А. А. Зализняк напомнил в книге, практически закрывающей – после более чем вековой дискуссии – вопрос о времени создания «Слова о полку Игореве», что версия подлинности «была превращена в СССР в идеологическую догму. И для российского общества чрезвычайно существенно то, что эта версия была (и продолжает быть) официальной», а версия его поддельности – «крамольной. В силу традиционных свойств русской интеллигенции это обстоятельство делает для нее крайне малоприятной поддержку первой и психологически привлекательной поддержку второй. А устойчивый и еще отнюдь не изжитый советский комплекс уверенности в том, что нас всегда во всем обманывали, делает версию поддельности» привлекательной и для «гораздо более широкого круга российских людей».
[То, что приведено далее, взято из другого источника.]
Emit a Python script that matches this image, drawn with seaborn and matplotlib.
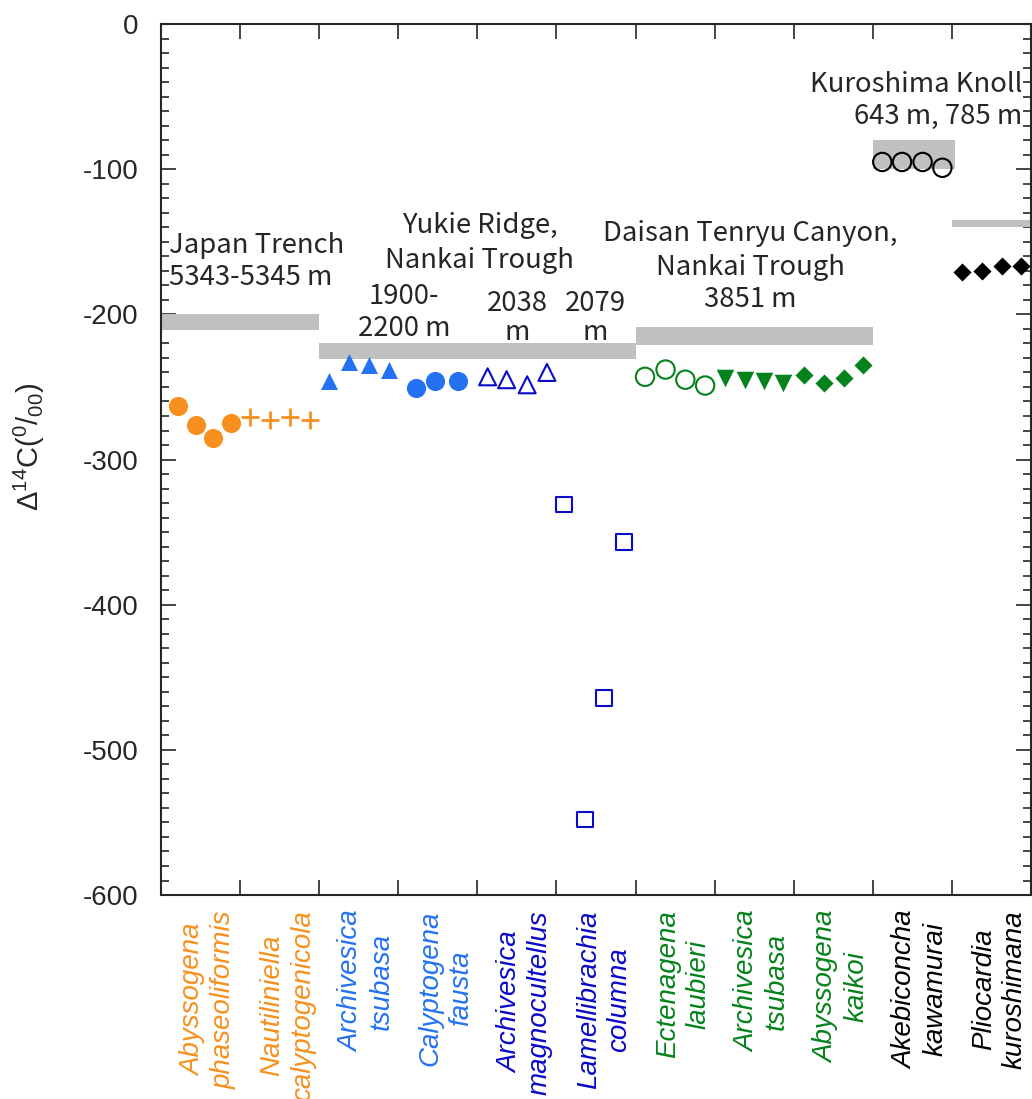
"""
Radiocarbon (Delta 14C) of chemosynthetic fauna by taxon and site.
Values read off the published figure.
"""

import numpy as np
import matplotlib
matplotlib.use("Agg")
import matplotlib.pyplot as plt
import matplotlib.transforms as mtransforms
from matplotlib.ticker import MultipleLocator, FixedLocator
import seaborn as sns

# ----------------------------------------------------------
# 1. Data
# ----------------------------------------------------------
taxa = [
    "Abyssogena\nphaseoliformis",
    "Nautiliniella\ncalyptogenicola",
    "Archivesica\ntsubasa",
    "Calyptogena\nfausta",
    "Archivesica\nmagnocultellus",
    "Lamellibrachia\ncolumna",
    "Ectenagena\nlaubieri",
    "Archivesica\ntsubasa",
    "Abyssogena\nkaikoi",
    "Akebiconcha\nkawamurai",
    "Pliocardia\nkuroshimana",
]
orange = "#f7901e"
blue = "#2472f2"
navy = "#0a0ac8"
green = "#05821c"
taxa_colors = [orange, orange, blue, blue, navy, navy, green, green, green, "black", "black"]

# specimen x position is in taxon units (0 = left edge of first taxon)
ab_phaseoliformis_x = [0.22, 0.44, 0.66, 0.88]
ab_phaseoliformis_y = [-263, -276, -285, -275]
nautiliniella_x = [1.13, 1.38, 1.63, 1.88]
nautiliniella_y = [-271, -273, -270.5, -273]
ar_tsubasa_yukie_x = [2.13, 2.38, 2.63, 2.88]
ar_tsubasa_yukie_y = [-246, -233, -235, -238]
ca_fausta_x = [3.22, 3.47, 3.75]
ca_fausta_y = [-251, -246, -246]
ar_magnocultellus_x = [4.13, 4.37, 4.63, 4.88]
ar_magnocultellus_y = [-243, -245, -248.5, -240]
lamellibrachia_x = [5.10, 5.36, 5.60, 5.85]
lamellibrachia_y = [-331, -548, -464, -357]
ec_laubieri_x = [6.12, 6.38, 6.63, 6.88]
ec_laubieri_y = [-243, -238, -245, -249]
ar_tsubasa_daisan_x = [7.13, 7.38, 7.63, 7.87]
ar_tsubasa_daisan_y = [-244, -245, -246, -247]
ab_kaikoi_x = [8.13, 8.38, 8.63, 8.88]
ab_kaikoi_y = [-242, -247.5, -244, -235]
akebiconcha_x = [9.12, 9.37, 9.63, 9.88]
akebiconcha_y = [-95, -95, -95, -99]
pliocardia_x = [10.13, 10.38, 10.63, 10.88]
pliocardia_y = [-171, -170, -166.5, -167]

# ambient bottom-water Delta 14C ranges (grey bands)
band_x0 = [0, 2, 6, 9, 10]
band_x1 = [2, 6, 9, 10.04, 11]
band_lo = [-211, -231, -221, -100, -140]
band_hi = [-200, -220, -209, -80, -135]

y_ticks = [0, -100, -200, -300, -400, -500, -600]
y_tick_labels = ["0", "-100", "-200", "-300", "-400", "-500", "-600"]

# ----------------------------------------------------------
# 2. Style
# ----------------------------------------------------------
sns.set_style("ticks")
plt.rcParams["font.family"] = ["Liberation Sans", "DejaVu Sans"]
plt.rcParams["mathtext.fontset"] = "custom"
plt.rcParams["mathtext.rm"] = "Liberation Sans"
plt.rcParams["mathtext.it"] = "Liberation Sans:italic"
plt.rcParams["axes.unicode_minus"] = False

fig = plt.figure(figsize=(10.32, 10.99), dpi=100)
ax = fig.add_axes([0.156, 0.1856, 0.843, 0.7925])

# ----------------------------------------------------------
# 3. Grey bands
# ----------------------------------------------------------
for x0, x1, lo, hi in zip(band_x0, band_x1, band_lo, band_hi):
    ax.fill_between([x0, x1], lo, hi, color="#c0c0c0", lw=0, zorder=1)

# ----------------------------------------------------------
# 4. Specimens
# ----------------------------------------------------------
filled = [
    (ab_phaseoliformis_x, ab_phaseoliformis_y, "o", orange, 190),
    (ar_tsubasa_yukie_x, ar_tsubasa_yukie_y, "^", blue, 150),
    (ca_fausta_x, ca_fausta_y, "o", blue, 190),
    (ar_tsubasa_daisan_x, ar_tsubasa_daisan_y, "v", green, 160),
    (ab_kaikoi_x, ab_kaikoi_y, "D", green, 85),
    (pliocardia_x, pliocardia_y, "D", "black", 85),
]
for x, y, m, c, s in filled:
    sns.scatterplot(x=x, y=y, ax=ax, marker=m, color=c, s=s, linewidth=0, zorder=3)

hollow = [
    (ar_magnocultellus_x, ar_magnocultellus_y, "^", navy, 150),
    (lamellibrachia_x, lamellibrachia_y, "s", navy, 130),
    (ec_laubieri_x, ec_laubieri_y, "o", green, 175),
    (akebiconcha_x, akebiconcha_y, "o", "black", 175),
]
for x, y, m, c, s in hollow:
    sns.scatterplot(x=x, y=y, ax=ax, marker=m, color=c, facecolor="none",
                    edgecolor=c, s=s, linewidth=1.5, zorder=3)

sns.scatterplot(x=nautiliniella_x, y=nautiliniella_y, ax=ax, marker="+",
                color=orange, s=165, linewidth=2, zorder=3)

# ----------------------------------------------------------
# 5. Site annotations (one entry per line, y = baseline)
# ----------------------------------------------------------
site_lines = [
    ("Japan Trench", 0.10, -157.7, "left"),
    ("5343-5345 m", 0.10, -179.8, "left"),
    ("Yukie Ridge,", 4.03, -144.0, "center"),
    ("Nankai Trough", 4.03, -168.3, "center"),
    ("1900-", 3.07, -192.9, "center"),
    ("2200 m", 3.07, -214.9, "center"),
    ("2038", 4.51, -197.5, "center"),
    ("m", 4.51, -217.5, "center"),
    ("2079", 5.49, -197.5, "center"),
    ("m", 5.49, -217.5, "center"),
    ("Daisan Tenryu Canyon,", 7.45, -149.3, "center"),
    ("Nankai Trough", 7.45, -172.9, "center"),
    ("3851 m", 7.45, -194.7, "center"),
    ("Kuroshima Knoll", 10.89, -46.6, "right"),
    ("643 m, 785 m", 10.89, -68.9, "right"),
]
for txt, x, y, ha in site_lines:
    ax.text(x, y, txt, ha=ha, va="baseline", fontsize=19.8,
            family=["Noto Sans CJK JP", "DejaVu Sans"], zorder=4)

# ----------------------------------------------------------
# 6. Axes
# ----------------------------------------------------------
ax.set_xlim(0, 11)
ax.set_ylim(-600, 0)
for sp in ax.spines.values():
    sp.set_linewidth(1.5)

ax.xaxis.set_major_locator(FixedLocator(np.arange(12)))
ax.set_xticks(np.arange(11) + 0.5, minor=True)
ax.set_xticklabels(taxa, minor=True, rotation=90, style="italic",
                   fontsize=20, multialignment="center")
ax.tick_params(axis="x", which="major", direction="in", length=11, width=1.2,
               top=True, bottom=True, labelbottom=False)
ax.tick_params(axis="x", which="minor", length=0, pad=11)
shift = mtransforms.ScaledTranslation(0.08, 0, fig.dpi_scale_trans)
for lab, c in zip(ax.get_xticklabels(minor=True), taxa_colors):
    lab.set_color(c)
    lab.set_transform(lab.get_transform() + shift)

ax.set_yticks(y_ticks)
ax.set_yticklabels(y_tick_labels, fontsize=20)
ax.yaxis.set_minor_locator(MultipleLocator(10))
ax.tick_params(axis="y", which="major", direction="in", length=10.5, width=1.2,
               left=True, right=True, pad=16)
ax.tick_params(axis="y", which="minor", direction="in", length=5.5, width=1.2,
               left=True, right=True)

ax.set_xlabel("")
ax.set_ylabel(r"$\mathregular{\Delta^{14}C(^{0}/_{00})}$", fontsize=21)
ax.yaxis.set_label_coords(-0.131, 0.514)

plt.savefig("out.png", dpi=100)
Это вполне применимо к полемике вокруг авторства «Тихого Дона».
После завершения почти десятилетней борьбы Шолохова с властью за напечатание своего романа (закончившейся в 1940 году публикацией 4-го тома) он – вместе с романом – перешел в собственность тоталитарного государства. Монографии, защищающие авторство Шолохова, не вызывают доверия к их авторам – по причине или очевидной недостаточной профессиональности, или полной, с молодых ногтей известной аморальности, отсутствия каких-либо убеждений, что было многократно продемонстрировано этими авторами на протяжении жизни целого поколения. Советская власть помогла сформироваться людям, которым трудно поверить, даже если они утверждают, что дважды два – четыре. К тому же продраться сквозь советскую высокопарность многостраничных повествований с поношениями «антишолоховедов» – почти невозможно.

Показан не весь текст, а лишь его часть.